Sun Loving plants that do fine as Astilbe Companion plants in hotter climates.
Hydrangeas are not typically considered a shade plant but here in North Carolina, I do best with it by keeping it out of the direct sun. I have both astilbe and hydrangea plants growing in my North facing front garden bed and both bloom well here. In fact, the ones that I had in direct sunlight only did well until the hottest months. I eventually moved them all to a shadier spot and they are much happier. So, if your climate is hot consider growing hydrangeas as one of your astilbe companion plants.
Although it is happy in more sun, Baptisia Australis will tolerate some shade too. I have it growing on the edge of my front shade border that gets direct sun in the later afternoon. It is perfectly happy there and flowers beautifully just like the ones in my sunnier garden beds.
Black Eyed Susan
Another plant that generally likes plenty of sun but does just fine in a shady bed is black eyed Susan. I have some growing in full afternoon sun, part afternoon sun and mostly shade. The thing that I like best about it in the shade is that the size is more manageable. In full sun it takes off but grows into a pretty large shrub and can take over a garden bed. It flowers just fine in my shade garden and is much easier to keep the size that I want.

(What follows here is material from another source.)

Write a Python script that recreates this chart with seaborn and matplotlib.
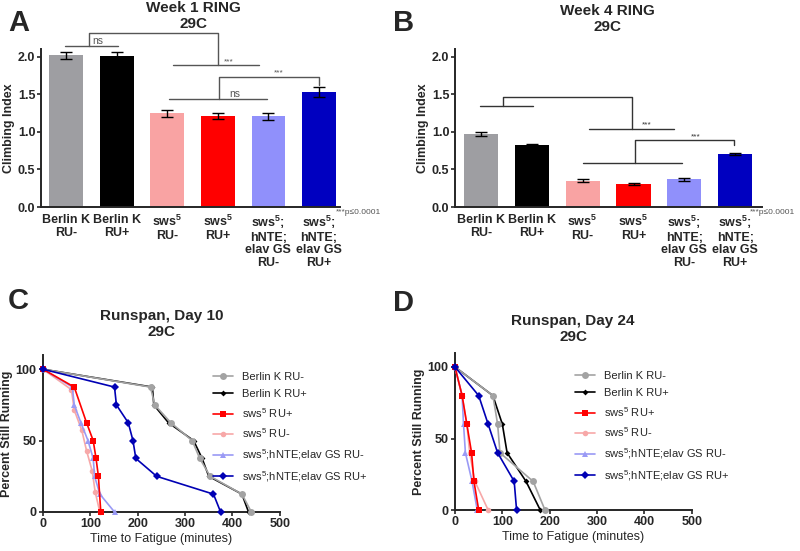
import matplotlib
matplotlib.use('Agg')
import numpy as np
import pandas as pd
import matplotlib.pyplot as plt
import seaborn as sns

sns.set_style('ticks')
plt.rcParams['font.family'] = ['Liberation Sans', 'DejaVu Sans']
plt.rcParams['mathtext.default'] = 'regular'

#%%
# climbing index (bars)
groups = ['Berlin K\nRU-', 'Berlin K\nRU+', 'sws$^5$\nRU-', 'sws$^5$\nRU+',
          'sws$^5$;\nhNTE;\nelav GS\nRU-', 'sws$^5$;\nhNTE;\nelav GS\nRU+']
bar_colors = ['#9e9ea2', '#000000', '#f9a3a3', '#ff0000', '#9090fb', '#0000c0']
week1_mean = [2.02, 2.01, 1.25, 1.21, 1.21, 1.53]
week1_sem = [0.05, 0.05, 0.045, 0.04, 0.045, 0.065]
week4_mean = [0.97, 0.82, 0.35, 0.31, 0.37, 0.71]
week4_sem = [0.03, 0.02, 0.02, 0.015, 0.018, 0.015]

# runspan curves (minutes, percent still running)
series_names = ['Berlin K RU-', 'Berlin K RU+', 'sws$^5$ RU+', 'sws$^5$ RU-',
                'sws$^5$;hNTE;elav GS RU-', 'sws$^5$;hNTE;elav GS RU+']
day10_time = [
    [0, 227, 236, 270, 315, 331, 353, 420, 440],
    [0, 231, 234, 265, 318, 336, 350, 420, 434],
    [0, 66, 92, 106, 112, 117, 122],
    [0, 60, 66, 82, 92, 104, 110, 120],
    [0, 62, 66, 80, 95, 106, 109, 120, 151],
    [0, 151, 155, 180, 190, 196, 240, 360, 375],
]
day10_pct = [
    [100, 87.5, 75, 62.5, 50, 37.5, 25, 12.5, 0],
    [100, 87.5, 75, 62.5, 50, 37.5, 25, 12.5, 0],
    [100, 87.5, 62.5, 50, 37.5, 25, 0],
    [100, 85.7, 71.4, 57.1, 42.9, 28.6, 14.3, 0],
    [100, 87.5, 75, 62.5, 50, 37.5, 25, 12.5, 0],
    [100, 87.5, 75, 62.5, 50, 37.5, 25, 12.5, 0],
]
day24_time = [
    [0, 80, 90, 95, 165, 190],
    [0, 80, 100, 110, 150, 180],
    [0, 15, 25, 35, 40, 50],
    [0, 15, 25, 31, 42, 70],
    [0, 15, 18, 22, 36, 47],
    [0, 50, 70, 90, 125, 130],
]
day24_pct = [
    [100, 80, 60, 40, 20, 0],
    [100, 80, 60, 40, 20, 0],
    [100, 80, 60, 40, 20, 0],
    [100, 80, 60, 40, 20, 0],
    [100, 80, 60, 40, 20, 0],
    [100, 80, 60, 40, 20, 0],
]
line_colors = ['#a3a3a3', '#000000', '#ff0000', '#f7a8a8', '#9a9af5', '#0000b4']
line_markers = ['o', 'D', 's', 'o', '^', 'D']
marker_sizes = [5, 3, 5, 4, 4.5, 3.6]
line_z = [4, 3, 6, 4, 5, 7]

#%%
fig = plt.figure(figsize=(8, 5.51), dpi=100)
axA = fig.add_axes([0.05125, 0.6243, 0.374, 0.2862])
axB = fig.add_axes([0.56875, 0.6243, 0.384, 0.2862])
axC = fig.add_axes([0.05375, 0.0708, 0.296, 0.285])
axD = fig.add_axes([0.56875, 0.0744, 0.296, 0.2855])


def bar_panel(ax, means, sems, xlim):
    df = pd.DataFrame({'group': groups, 'ci': means})
    sns.barplot(data=df, x='group', y='ci', hue='group', palette=bar_colors,
                legend=False, ax=ax, width=0.67, saturation=1, errorbar=None,
                linewidth=0)
    ax.errorbar(np.arange(len(means)), means, yerr=sems, fmt='none',
                ecolor='black', elinewidth=1, capsize=4, capthick=1)
    ax.set_ylim(0, 2.1)
    ax.set_xlim(*xlim)
    ax.set_yticks([0, 0.5, 1.0, 1.5, 2.0])
    ax.set_yticklabels(['0.0', '0.5', '1.0', '1.5', '2.0'], fontweight='bold', fontsize=9)
    ax.set_xticks(range(len(groups)))
    ax.set_xticklabels(groups, fontweight='bold', fontsize=9, linespacing=1.07)
    ax.tick_params(axis='x', length=0, pad=5)
    ax.tick_params(axis='y', length=3, width=1.2, pad=1)
    ax.set_xlabel('')
    ax.set_ylabel('Climbing Index', fontweight='bold', fontsize=9, labelpad=2)
    sns.despine(ax=ax)
    for s in ['left', 'bottom']:
        ax.spines[s].set_linewidth(1.4)


def bracket(ax, x0, x1, y, color):
    ax.plot([x0, x1], [y, y], color=color, lw=1, clip_on=False)


bar_panel(axA, week1_mean, week1_sem, (-0.5, 5.42))
bar_panel(axB, week4_mean, week4_sem, (-0.51, 5.53))

# significance brackets, panel A
ca = '#555555'
bracket(axA, -0.02, 1.02, 2.15, ca)
axA.plot([0.45, 0.45, 3.0, 3.0], [2.15, 2.32, 2.32, 1.89], color=ca, lw=1, clip_on=False)
bracket(axA, 2.12, 3.82, 1.89, ca)
axA.text(0.52, 2.17, 'ns', fontsize=7.5, color=ca)
axA.text(3.12, 1.91, '***', fontsize=6, color=ca)
bracket(axA, 2.04, 3.97, 1.44, ca)
axA.plot([3.02, 3.02, 5.0, 5.0], [1.44, 1.73, 1.73, 1.63], color=ca, lw=1)
axA.text(3.22, 1.46, 'ns', fontsize=7.5, color=ca)
axA.text(4.1, 1.76, '***', fontsize=6, color=ca)

# significance brackets, panel B
cb = '#333333'
bracket(axB, -0.02, 1.02, 1.35, cb)
axB.plot([0.43, 0.43, 2.97, 2.97], [1.35, 1.47, 1.47, 1.04], color=cb, lw=1)
bracket(axB, 2.13, 3.8, 1.04, cb)
axB.text(3.17, 1.07, '***', fontsize=6, color=cb)
bracket(axB, 2.0, 3.96, 0.585, cb)
axB.plot([3.03, 3.03, 4.98, 4.98], [0.585, 0.89, 0.89, 0.83], color=cb, lw=1)
axB.text(4.12, 0.91, '***', fontsize=6, color=cb)

for xp in [336 / 800, 750 / 800]:
    fig.text(xp, 1 - 212 / 551, '***p\u22640.0001', fontsize=6, color='#555555', va='center')


def run_panel(ax, times, pcts, legend_anchor):
    for i in range(len(series_names)):
        df = pd.DataFrame({'t': times[i], 'p': pcts[i]})
        sns.lineplot(data=df, x='t', y='p', ax=ax, color=line_colors[i],
                     marker=line_markers[i], markersize=marker_sizes[i],
                     markeredgewidth=0, linewidth=1.2, sort=False, estimator=None,
                     label=series_names[i], zorder=line_z[i], clip_on=False)
    ax.set_xlim(0, 500)
    ax.set_ylim(0, 110)
    ax.set_xticks([0, 100, 200, 300, 400, 500])
    ax.set_xticklabels(['0', '100', '200', '300', '400', '500'], fontweight='bold', fontsize=9)
    ax.set_yticks([0, 50, 100])
    ax.set_yticklabels(['0', '50', '100'], fontweight='bold', fontsize=9)
    ax.tick_params(length=3, width=1.2, pad=1.5)
    ax.set_xlabel('Time to Fatigue (minutes)', fontsize=9, labelpad=2)
    ax.set_ylabel('Percent Still Running', fontweight='bold', fontsize=9, labelpad=2)
    sns.despine(ax=ax)
    for s in ['left', 'bottom']:
        ax.spines[s].set_linewidth(1.4)
    ax.legend(loc='upper left', bbox_to_anchor=legend_anchor,
              bbox_transform=fig.transFigure, frameon=False, fontsize=8,
              handlelength=1.8, handletextpad=0.8, labelspacing=0.62,
              borderaxespad=0, borderpad=0)


run_panel(axC, day10_time, day10_pct, (213 / 800, 1 - 372 / 551))
run_panel(axD, day24_time, day24_pct, (575 / 800, 1 - 371 / 551))

# titles and panel letters
fig.text(193 / 800, 1 - 16 / 551, 'Week 1 RING\n29C', ha='center', va='center',
         fontsize=11, fontweight='bold', linespacing=1.15)
fig.text(607 / 800, 1 - 19 / 551, 'Week 4 RING\n29C', ha='center', va='center',
         fontsize=11, fontweight='bold', linespacing=1.15)
fig.text(162 / 800, 1 - 324 / 551, 'Runspan, Day 10\n29C', ha='center', va='center',
         fontsize=11, fontweight='bold', linespacing=1.15)
fig.text(573 / 800, 1 - 329 / 551, 'Runspan, Day 24\n29C', ha='center', va='center',
         fontsize=11, fontweight='bold', linespacing=1.15)
for lx, ly, letter in [(8, 23, 'A'), (393, 23, 'B'), (8, 301, 'C'), (393, 303, 'D')]:
    fig.text(lx / 800, 1 - ly / 551, letter, fontsize=21, fontweight='bold', va='center')

fig.savefig('out.png', dpi=100)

Normally a plant that likes plenty of sun, here in the southern party of the United States, columbine prefers a more shady spot. It is a prolific self seeder and before you know it, you’ll have a bed full of smaller plants.
Notes of growing the plants above.
I have 5 shady garden beds around my home. The list of astilbe companion plants above are planted here and there in all of the beds. The shade conditions vary from north facing beds right in front of my house in almost full shade, to a large bed under a pine tree that gets some early morning and late afternoon sunlight. Both astilbe and its companions love all of the beds and look beautiful.
Best of all, the plants flower at different times and this gives me all season long color for a wonderful effect.
What is your favorite plant to add to a garden bed with astilbe?